------ Extracted records ------

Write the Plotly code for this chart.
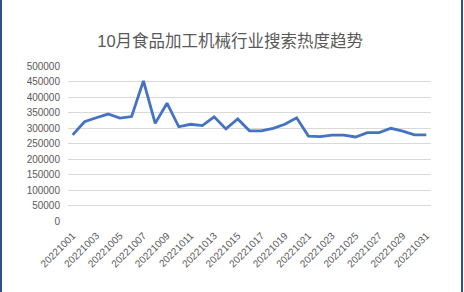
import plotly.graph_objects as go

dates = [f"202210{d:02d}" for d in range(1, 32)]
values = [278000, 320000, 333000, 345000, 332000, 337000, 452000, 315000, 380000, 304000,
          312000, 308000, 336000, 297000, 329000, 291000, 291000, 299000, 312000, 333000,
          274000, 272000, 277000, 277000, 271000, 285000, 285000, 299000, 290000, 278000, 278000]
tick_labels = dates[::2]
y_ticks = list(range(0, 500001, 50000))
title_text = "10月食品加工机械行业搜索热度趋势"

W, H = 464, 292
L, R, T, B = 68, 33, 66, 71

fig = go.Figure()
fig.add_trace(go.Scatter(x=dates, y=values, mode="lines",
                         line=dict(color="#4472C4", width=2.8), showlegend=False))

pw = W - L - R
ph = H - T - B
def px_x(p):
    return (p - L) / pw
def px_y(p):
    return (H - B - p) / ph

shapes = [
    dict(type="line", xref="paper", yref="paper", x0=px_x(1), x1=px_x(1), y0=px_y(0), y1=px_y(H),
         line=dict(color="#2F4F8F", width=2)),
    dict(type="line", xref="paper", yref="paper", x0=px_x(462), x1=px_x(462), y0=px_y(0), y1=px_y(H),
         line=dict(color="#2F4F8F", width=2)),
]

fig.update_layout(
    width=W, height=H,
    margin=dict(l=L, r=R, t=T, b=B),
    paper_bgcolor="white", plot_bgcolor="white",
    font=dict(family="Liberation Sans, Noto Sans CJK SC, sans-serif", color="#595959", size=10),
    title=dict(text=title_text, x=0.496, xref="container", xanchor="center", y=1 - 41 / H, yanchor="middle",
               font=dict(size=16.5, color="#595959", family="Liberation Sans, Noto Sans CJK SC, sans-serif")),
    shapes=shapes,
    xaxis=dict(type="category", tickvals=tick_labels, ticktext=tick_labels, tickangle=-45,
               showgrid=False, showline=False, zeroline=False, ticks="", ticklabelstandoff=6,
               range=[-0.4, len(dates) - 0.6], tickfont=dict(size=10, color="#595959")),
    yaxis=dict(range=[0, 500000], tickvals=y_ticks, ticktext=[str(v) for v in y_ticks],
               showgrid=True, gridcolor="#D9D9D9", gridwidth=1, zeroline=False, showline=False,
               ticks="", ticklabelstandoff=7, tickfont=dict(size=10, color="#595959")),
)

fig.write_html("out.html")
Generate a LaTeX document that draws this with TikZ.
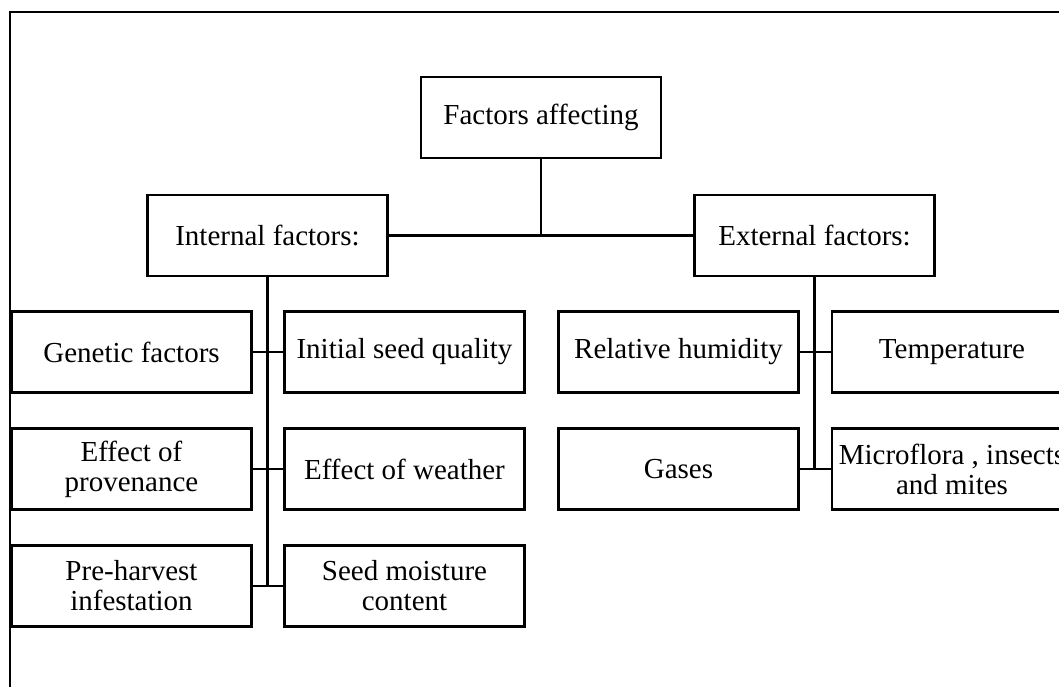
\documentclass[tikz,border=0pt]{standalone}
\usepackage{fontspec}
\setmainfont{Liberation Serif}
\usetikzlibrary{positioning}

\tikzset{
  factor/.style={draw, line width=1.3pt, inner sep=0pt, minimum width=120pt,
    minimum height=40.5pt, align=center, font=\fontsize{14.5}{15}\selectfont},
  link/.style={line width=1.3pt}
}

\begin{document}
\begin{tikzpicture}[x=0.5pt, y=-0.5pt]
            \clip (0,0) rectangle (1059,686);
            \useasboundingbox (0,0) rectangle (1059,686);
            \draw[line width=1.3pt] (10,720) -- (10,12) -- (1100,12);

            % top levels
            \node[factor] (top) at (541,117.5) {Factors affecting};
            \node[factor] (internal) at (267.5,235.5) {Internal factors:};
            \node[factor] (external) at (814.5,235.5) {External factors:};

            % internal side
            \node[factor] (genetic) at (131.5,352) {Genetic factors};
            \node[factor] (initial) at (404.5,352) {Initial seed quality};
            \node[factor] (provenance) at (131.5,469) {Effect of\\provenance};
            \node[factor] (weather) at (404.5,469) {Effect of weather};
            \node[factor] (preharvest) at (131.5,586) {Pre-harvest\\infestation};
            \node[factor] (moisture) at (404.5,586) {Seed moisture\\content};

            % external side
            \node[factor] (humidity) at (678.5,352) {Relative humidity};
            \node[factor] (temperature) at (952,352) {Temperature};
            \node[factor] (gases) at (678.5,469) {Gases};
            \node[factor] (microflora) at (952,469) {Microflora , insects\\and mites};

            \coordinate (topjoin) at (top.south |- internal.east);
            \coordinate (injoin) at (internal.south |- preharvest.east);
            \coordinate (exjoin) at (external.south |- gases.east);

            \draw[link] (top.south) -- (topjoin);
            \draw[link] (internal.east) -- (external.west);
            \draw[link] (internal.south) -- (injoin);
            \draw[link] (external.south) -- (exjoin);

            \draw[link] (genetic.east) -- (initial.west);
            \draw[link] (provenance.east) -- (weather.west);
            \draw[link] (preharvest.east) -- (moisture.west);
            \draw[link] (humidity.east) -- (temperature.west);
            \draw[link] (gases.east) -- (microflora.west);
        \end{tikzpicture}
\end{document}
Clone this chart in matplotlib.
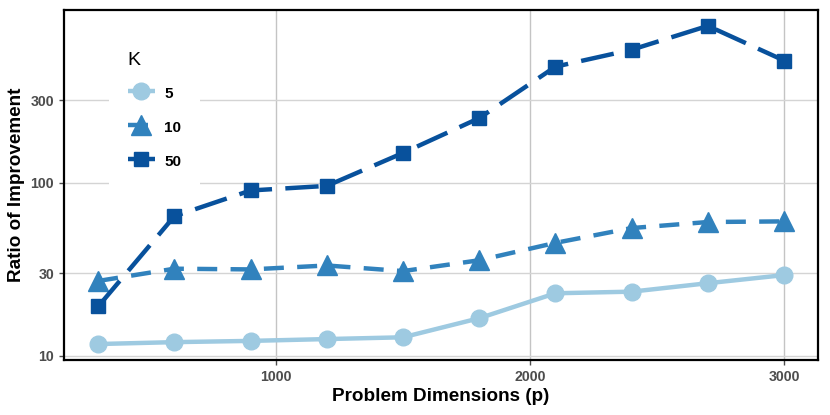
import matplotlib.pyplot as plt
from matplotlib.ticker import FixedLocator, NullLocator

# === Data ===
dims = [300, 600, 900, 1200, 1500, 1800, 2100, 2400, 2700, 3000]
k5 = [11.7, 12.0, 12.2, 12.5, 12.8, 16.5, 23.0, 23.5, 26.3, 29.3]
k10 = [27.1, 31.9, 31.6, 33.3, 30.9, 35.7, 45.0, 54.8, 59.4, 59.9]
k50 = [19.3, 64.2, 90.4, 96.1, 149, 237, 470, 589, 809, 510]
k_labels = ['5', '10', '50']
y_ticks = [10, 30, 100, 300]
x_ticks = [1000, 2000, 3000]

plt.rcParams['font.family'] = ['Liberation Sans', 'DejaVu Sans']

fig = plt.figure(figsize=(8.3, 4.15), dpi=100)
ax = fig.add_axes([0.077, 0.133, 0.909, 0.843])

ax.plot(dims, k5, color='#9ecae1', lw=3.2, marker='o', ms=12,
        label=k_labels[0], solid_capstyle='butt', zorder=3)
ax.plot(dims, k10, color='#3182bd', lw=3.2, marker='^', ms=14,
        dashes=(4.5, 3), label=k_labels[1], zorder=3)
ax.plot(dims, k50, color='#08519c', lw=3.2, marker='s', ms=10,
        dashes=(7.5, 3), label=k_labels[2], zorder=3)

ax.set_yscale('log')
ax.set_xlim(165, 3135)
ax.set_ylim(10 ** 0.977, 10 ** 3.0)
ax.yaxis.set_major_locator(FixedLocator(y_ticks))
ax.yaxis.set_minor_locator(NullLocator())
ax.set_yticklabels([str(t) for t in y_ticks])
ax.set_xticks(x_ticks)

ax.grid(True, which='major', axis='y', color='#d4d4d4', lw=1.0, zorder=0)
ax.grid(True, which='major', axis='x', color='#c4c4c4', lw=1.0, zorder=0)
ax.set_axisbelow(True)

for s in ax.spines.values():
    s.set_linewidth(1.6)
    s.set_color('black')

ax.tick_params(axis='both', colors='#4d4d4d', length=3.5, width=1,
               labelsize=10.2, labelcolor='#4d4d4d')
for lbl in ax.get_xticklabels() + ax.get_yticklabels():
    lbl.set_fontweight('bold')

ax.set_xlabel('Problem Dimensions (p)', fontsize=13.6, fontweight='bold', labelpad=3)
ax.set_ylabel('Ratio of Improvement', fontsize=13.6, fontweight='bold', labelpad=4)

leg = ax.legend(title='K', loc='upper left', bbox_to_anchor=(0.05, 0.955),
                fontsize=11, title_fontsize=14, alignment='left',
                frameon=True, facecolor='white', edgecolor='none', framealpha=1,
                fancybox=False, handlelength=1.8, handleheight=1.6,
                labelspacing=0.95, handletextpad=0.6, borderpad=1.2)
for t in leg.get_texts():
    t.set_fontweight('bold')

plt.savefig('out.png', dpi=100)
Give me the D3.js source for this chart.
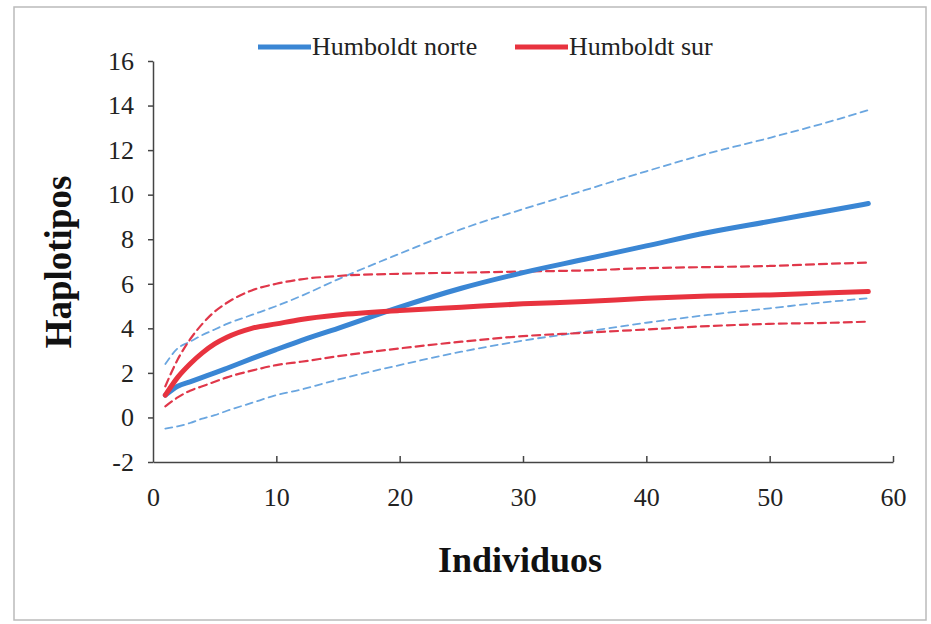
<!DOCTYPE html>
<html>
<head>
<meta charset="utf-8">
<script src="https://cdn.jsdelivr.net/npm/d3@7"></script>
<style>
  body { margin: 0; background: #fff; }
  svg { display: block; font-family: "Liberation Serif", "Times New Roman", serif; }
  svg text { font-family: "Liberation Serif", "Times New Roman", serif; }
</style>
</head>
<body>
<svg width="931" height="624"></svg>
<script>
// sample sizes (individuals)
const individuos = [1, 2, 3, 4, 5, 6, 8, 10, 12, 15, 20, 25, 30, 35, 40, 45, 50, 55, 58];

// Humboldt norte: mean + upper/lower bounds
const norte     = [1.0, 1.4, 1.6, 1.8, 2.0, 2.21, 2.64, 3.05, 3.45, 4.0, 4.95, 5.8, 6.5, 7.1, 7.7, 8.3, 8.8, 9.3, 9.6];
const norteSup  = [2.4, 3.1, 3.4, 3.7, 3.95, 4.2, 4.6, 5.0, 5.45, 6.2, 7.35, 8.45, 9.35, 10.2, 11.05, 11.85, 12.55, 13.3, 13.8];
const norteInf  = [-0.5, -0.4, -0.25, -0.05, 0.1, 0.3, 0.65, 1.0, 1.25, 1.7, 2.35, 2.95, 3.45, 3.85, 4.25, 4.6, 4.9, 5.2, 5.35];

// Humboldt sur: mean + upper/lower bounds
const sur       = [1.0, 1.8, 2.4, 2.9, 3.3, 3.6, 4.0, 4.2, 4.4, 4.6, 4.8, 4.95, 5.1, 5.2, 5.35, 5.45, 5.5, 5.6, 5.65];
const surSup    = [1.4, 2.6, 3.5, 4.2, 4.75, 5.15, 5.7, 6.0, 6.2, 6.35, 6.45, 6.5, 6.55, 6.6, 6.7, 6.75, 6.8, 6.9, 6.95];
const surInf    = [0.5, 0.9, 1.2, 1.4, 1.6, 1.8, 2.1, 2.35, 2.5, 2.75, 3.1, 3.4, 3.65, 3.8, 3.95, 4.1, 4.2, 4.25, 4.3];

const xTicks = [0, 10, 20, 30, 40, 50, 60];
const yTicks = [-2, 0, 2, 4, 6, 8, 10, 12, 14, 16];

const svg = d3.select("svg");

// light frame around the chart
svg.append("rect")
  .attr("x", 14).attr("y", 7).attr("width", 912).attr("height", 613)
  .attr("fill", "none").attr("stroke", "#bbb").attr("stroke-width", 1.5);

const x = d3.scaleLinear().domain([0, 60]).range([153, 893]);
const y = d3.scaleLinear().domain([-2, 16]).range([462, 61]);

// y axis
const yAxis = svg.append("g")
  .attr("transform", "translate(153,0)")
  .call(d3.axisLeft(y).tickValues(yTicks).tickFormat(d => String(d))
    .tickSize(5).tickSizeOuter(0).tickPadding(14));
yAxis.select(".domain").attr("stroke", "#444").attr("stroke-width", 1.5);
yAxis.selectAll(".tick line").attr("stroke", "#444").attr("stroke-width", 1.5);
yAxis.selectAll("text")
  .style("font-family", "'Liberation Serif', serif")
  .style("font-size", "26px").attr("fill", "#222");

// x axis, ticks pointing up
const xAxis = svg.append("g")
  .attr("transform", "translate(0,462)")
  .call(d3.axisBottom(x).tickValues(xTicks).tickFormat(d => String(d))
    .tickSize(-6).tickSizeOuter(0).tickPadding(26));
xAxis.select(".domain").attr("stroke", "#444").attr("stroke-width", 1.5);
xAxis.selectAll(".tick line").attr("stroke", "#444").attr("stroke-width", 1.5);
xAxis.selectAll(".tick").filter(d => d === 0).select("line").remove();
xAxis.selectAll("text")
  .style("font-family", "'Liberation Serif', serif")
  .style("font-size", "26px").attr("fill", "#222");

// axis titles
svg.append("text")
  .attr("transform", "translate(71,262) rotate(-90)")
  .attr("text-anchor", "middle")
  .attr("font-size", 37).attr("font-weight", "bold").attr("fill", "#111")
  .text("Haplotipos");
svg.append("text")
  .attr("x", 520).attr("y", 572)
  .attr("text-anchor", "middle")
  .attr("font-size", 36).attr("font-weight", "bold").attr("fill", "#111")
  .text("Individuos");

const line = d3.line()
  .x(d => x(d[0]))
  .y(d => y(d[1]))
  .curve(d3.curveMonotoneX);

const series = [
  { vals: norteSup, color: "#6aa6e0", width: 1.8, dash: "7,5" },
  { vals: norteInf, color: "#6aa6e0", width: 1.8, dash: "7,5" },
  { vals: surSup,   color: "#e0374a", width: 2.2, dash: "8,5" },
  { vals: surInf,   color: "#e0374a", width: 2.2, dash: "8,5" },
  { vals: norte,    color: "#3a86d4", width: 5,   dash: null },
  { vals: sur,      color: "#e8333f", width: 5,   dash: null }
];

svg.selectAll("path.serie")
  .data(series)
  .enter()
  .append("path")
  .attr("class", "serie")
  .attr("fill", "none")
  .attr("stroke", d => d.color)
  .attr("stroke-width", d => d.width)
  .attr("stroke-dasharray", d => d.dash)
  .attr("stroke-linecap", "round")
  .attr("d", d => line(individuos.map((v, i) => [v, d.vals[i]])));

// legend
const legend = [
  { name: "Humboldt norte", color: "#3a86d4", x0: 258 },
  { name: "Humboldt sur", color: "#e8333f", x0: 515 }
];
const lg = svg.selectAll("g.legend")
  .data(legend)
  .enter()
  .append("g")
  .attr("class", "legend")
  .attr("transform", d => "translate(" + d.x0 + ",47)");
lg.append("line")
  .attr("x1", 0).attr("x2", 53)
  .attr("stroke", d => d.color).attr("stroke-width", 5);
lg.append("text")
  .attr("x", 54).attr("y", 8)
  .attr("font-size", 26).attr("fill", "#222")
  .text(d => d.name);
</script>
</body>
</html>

------

* **What to work on**: Your task is to quote, unchanged, only the lines from the line bearing "Give me the D3.js source for this chart." through the line bearing "const y = d3.scaleLinear().domain([-2, 16]).range([462, 61]);"; the pictures are not part of the copy.

* **Output of the exercise**:
Give me the D3.js source for this chart.
<!DOCTYPE html>
<html>
<head>
<meta charset="utf-8">
<script src="https://cdn.jsdelivr.net/npm/d3@7"></script>
<style>
  body { margin: 0; background: #fff; }
  svg { display: block; font-family: "Liberation Serif", "Times New Roman", serif; }
  svg text { font-family: "Liberation Serif", "Times New Roman", serif; }
</style>
</head>
<body>
<svg width="931" height="624"></svg>
<script>
// sample sizes (individuals)
const individuos = [1, 2, 3, 4, 5, 6, 8, 10, 12, 15, 20, 25, 30, 35, 40, 45, 50, 55, 58];

// Humboldt norte: mean + upper/lower bounds
const norte     = [1.0, 1.4, 1.6, 1.8, 2.0, 2.21, 2.64, 3.05, 3.45, 4.0, 4.95, 5.8, 6.5, 7.1, 7.7, 8.3, 8.8, 9.3, 9.6];
const norteSup  = [2.4, 3.1, 3.4, 3.7, 3.95, 4.2, 4.6, 5.0, 5.45, 6.2, 7.35, 8.45, 9.35, 10.2, 11.05, 11.85, 12.55, 13.3, 13.8];
const norteInf  = [-0.5, -0.4, -0.25, -0.05, 0.1, 0.3, 0.65, 1.0, 1.25, 1.7, 2.35, 2.95, 3.45, 3.85, 4.25, 4.6, 4.9, 5.2, 5.35];

// Humboldt sur: mean + upper/lower bounds
const sur       = [1.0, 1.8, 2.4, 2.9, 3.3, 3.6, 4.0, 4.2, 4.4, 4.6, 4.8, 4.95, 5.1, 5.2, 5.35, 5.45, 5.5, 5.6, 5.65];
const surSup    = [1.4, 2.6, 3.5, 4.2, 4.75, 5.15, 5.7, 6.0, 6.2, 6.35, 6.45, 6.5, 6.55, 6.6, 6.7, 6.75, 6.8, 6.9, 6.95];
const surInf    = [0.5, 0.9, 1.2, 1.4, 1.6, 1.8, 2.1, 2.35, 2.5, 2.75, 3.1, 3.4, 3.65, 3.8, 3.95, 4.1, 4.2, 4.25, 4.3];

const xTicks = [0, 10, 20, 30, 40, 50, 60];
const yTicks = [-2, 0, 2, 4, 6, 8, 10, 12, 14, 16];

const svg = d3.select("svg");

// light frame around the chart
svg.append("rect")
  .attr("x", 14).attr("y", 7).attr("width", 912).attr("height", 613)
  .attr("fill", "none").attr("stroke", "#bbb").attr("stroke-width", 1.5);

const x = d3.scaleLinear().domain([0, 60]).range([153, 893]);
const y = d3.scaleLinear().domain([-2, 16]).range([462, 61]);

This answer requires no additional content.